(Dataset records)
######
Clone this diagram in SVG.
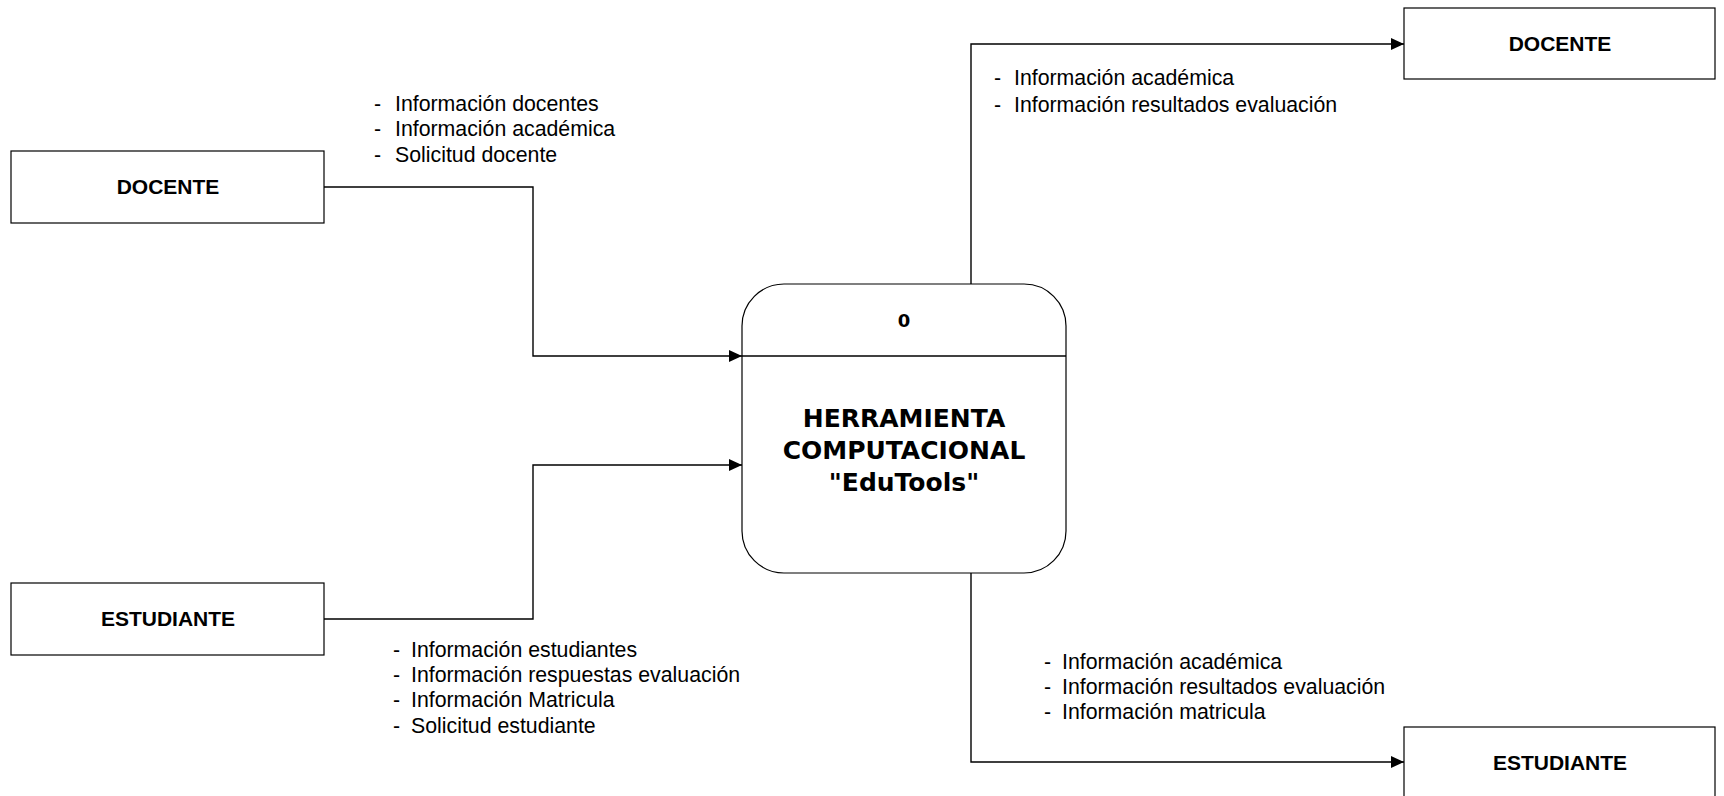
<svg xmlns="http://www.w3.org/2000/svg" width="1724" height="796" viewBox="0 0 1724 796">
<style>
.box{fill:#fff;stroke:#000;stroke-width:1.2}
.ent{font-family:"Liberation Sans",Arial,sans-serif;font-weight:bold;font-size:21px;text-anchor:middle;fill:#000}
.proc{font-family:"DejaVu Sans",Verdana,sans-serif;font-weight:bold;text-anchor:middle;fill:#000}
.lbl{font-family:"Liberation Sans",Arial,sans-serif;font-size:21.3px;fill:#000}
.flow{fill:none;stroke:#000;stroke-width:1.4}
</style>
<defs>
<marker id="arr" markerWidth="14" markerHeight="12" refX="13" refY="6" orient="auto" markerUnits="userSpaceOnUse">
<path d="M0,0 L13,6 L0,12 Z" fill="#000"/>
</marker>
</defs>
<rect width="1724" height="796" fill="#fff"/>
<g id="connectors">
<polyline class="flow" points="324,187 533,187 533,356 742,356" marker-end="url(#arr)"/>
<polyline class="flow" points="324,619 533,619 533,465 742,465" marker-end="url(#arr)"/>
<polyline class="flow" points="971,284 971,44 1404,44" marker-end="url(#arr)"/>
<polyline class="flow" points="971,573 971,762 1404,762" marker-end="url(#arr)"/>
</g>
<g id="labels">
<text class="lbl" x="374" y="111">-</text><text class="lbl" x="395" y="111">Información docentes</text>
<text class="lbl" x="374" y="136">-</text><text class="lbl" x="395" y="136">Información académica</text>
<text class="lbl" x="374" y="162">-</text><text class="lbl" x="395" y="162">Solicitud docente</text>
<text class="lbl" x="393" y="657">-</text><text class="lbl" x="411" y="657">Información estudiantes</text>
<text class="lbl" x="393" y="682">-</text><text class="lbl" x="411" y="682">Información respuestas evaluación</text>
<text class="lbl" x="393" y="707">-</text><text class="lbl" x="411" y="707">Información Matricula</text>
<text class="lbl" x="393" y="733">-</text><text class="lbl" x="411" y="733">Solicitud estudiante</text>
<text class="lbl" x="994" y="85">-</text><text class="lbl" x="1014" y="85">Información académica</text>
<text class="lbl" x="994" y="112">-</text><text class="lbl" x="1014" y="112">Información resultados evaluación</text>
<text class="lbl" x="1044" y="669">-</text><text class="lbl" x="1062" y="669">Información académica</text>
<text class="lbl" x="1044" y="694">-</text><text class="lbl" x="1062" y="694">Información resultados evaluación</text>
<text class="lbl" x="1044" y="719">-</text><text class="lbl" x="1062" y="719">Información matricula</text>
</g>
<g id="docente-left">
<rect class="box" x="11" y="151" width="313" height="72"/>
<text class="ent" x="168" y="194">DOCENTE</text>
</g>
<g id="estudiante-left">
<rect class="box" x="11" y="583" width="313" height="72"/>
<text class="ent" x="168" y="626">ESTUDIANTE</text>
</g>
<g id="proceso">
<rect class="box" x="742" y="284" width="324" height="289" rx="42" ry="42"/>
<line x1="742" y1="356" x2="1066" y2="356" stroke="#000" stroke-width="1.4"/>
<text class="proc" x="904" y="327" font-size="18">0</text>
<text class="proc" x="904" y="427" font-size="25">HERRAMIENTA</text>
<text class="proc" x="904" y="459" font-size="25">COMPUTACIONAL</text>
<text class="proc" x="904" y="491" font-size="25">"EduTools"</text>
</g>
<g id="docente-right">
<rect class="box" x="1404" y="8" width="311" height="71"/>
<text class="ent" x="1560" y="51">DOCENTE</text>
</g>
<g id="estudiante-right">
<rect class="box" x="1404" y="727" width="311" height="75"/>
<text class="ent" x="1560" y="770">ESTUDIANTE</text>
</g>
</svg>
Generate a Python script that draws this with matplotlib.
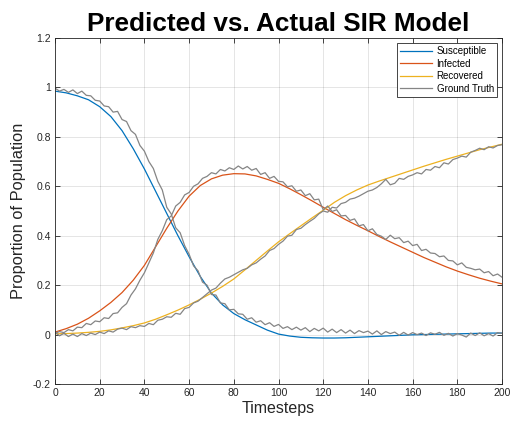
######
• EXERCISE INSTRUCTIONS:
Repeat the data in full and exactly. Omit pictures.

• ANSWER BELOW:
Clone this diagram in SVG.
<svg xmlns="http://www.w3.org/2000/svg" width="1724" height="796" viewBox="0 0 1724 796">
<style>
.box{fill:#fff;stroke:#000;stroke-width:1.2}
.ent{font-family:"Liberation Sans",Arial,sans-serif;font-weight:bold;font-size:21px;text-anchor:middle;fill:#000}
.proc{font-family:"DejaVu Sans",Verdana,sans-serif;font-weight:bold;text-anchor:middle;fill:#000}
.lbl{font-family:"Liberation Sans",Arial,sans-serif;font-size:21.3px;fill:#000}
.flow{fill:none;stroke:#000;stroke-width:1.4}
</style>
<defs>
<marker id="arr" markerWidth="14" markerHeight="12" refX="13" refY="6" orient="auto" markerUnits="userSpaceOnUse">
<path d="M0,0 L13,6 L0,12 Z" fill="#000"/>
</marker>
</defs>
<rect width="1724" height="796" fill="#fff"/>
<g id="connectors">
<polyline class="flow" points="324,187 533,187 533,356 742,356" marker-end="url(#arr)"/>
<polyline class="flow" points="324,619 533,619 533,465 742,465" marker-end="url(#arr)"/>
<polyline class="flow" points="971,284 971,44 1404,44" marker-end="url(#arr)"/>
<polyline class="flow" points="971,573 971,762 1404,762" marker-end="url(#arr)"/>
</g>
<g id="labels">
<text class="lbl" x="374" y="111">-</text><text class="lbl" x="395" y="111">Información docentes</text>
<text class="lbl" x="374" y="136">-</text><text class="lbl" x="395" y="136">Información académica</text>
<text class="lbl" x="374" y="162">-</text><text class="lbl" x="395" y="162">Solicitud docente</text>
<text class="lbl" x="393" y="657">-</text><text class="lbl" x="411" y="657">Información estudiantes</text>
<text class="lbl" x="393" y="682">-</text><text class="lbl" x="411" y="682">Información respuestas evaluación</text>
<text class="lbl" x="393" y="707">-</text><text class="lbl" x="411" y="707">Información Matricula</text>
<text class="lbl" x="393" y="733">-</text><text class="lbl" x="411" y="733">Solicitud estudiante</text>
<text class="lbl" x="994" y="85">-</text><text class="lbl" x="1014" y="85">Información académica</text>
<text class="lbl" x="994" y="112">-</text><text class="lbl" x="1014" y="112">Información resultados evaluación</text>
<text class="lbl" x="1044" y="669">-</text><text class="lbl" x="1062" y="669">Información académica</text>
<text class="lbl" x="1044" y="694">-</text><text class="lbl" x="1062" y="694">Información resultados evaluación</text>
<text class="lbl" x="1044" y="719">-</text><text class="lbl" x="1062" y="719">Información matricula</text>
</g>
<g id="docente-left">
<rect class="box" x="11" y="151" width="313" height="72"/>
<text class="ent" x="168" y="194">DOCENTE</text>
</g>
<g id="estudiante-left">
<rect class="box" x="11" y="583" width="313" height="72"/>
<text class="ent" x="168" y="626">ESTUDIANTE</text>
</g>
<g id="proceso">
<rect class="box" x="742" y="284" width="324" height="289" rx="42" ry="42"/>
<line x1="742" y1="356" x2="1066" y2="356" stroke="#000" stroke-width="1.4"/>
<text class="proc" x="904" y="327" font-size="18">0</text>
<text class="proc" x="904" y="427" font-size="25">HERRAMIENTA</text>
<text class="proc" x="904" y="459" font-size="25">COMPUTACIONAL</text>
<text class="proc" x="904" y="491" font-size="25">"EduTools"</text>
</g>
<g id="docente-right">
<rect class="box" x="1404" y="8" width="311" height="71"/>
<text class="ent" x="1560" y="51">DOCENTE</text>
</g>
<g id="estudiante-right">
<rect class="box" x="1404" y="727" width="311" height="75"/>
<text class="ent" x="1560" y="770">ESTUDIANTE</text>
</g>
</svg>
Generate a Python script that draws this with matplotlib.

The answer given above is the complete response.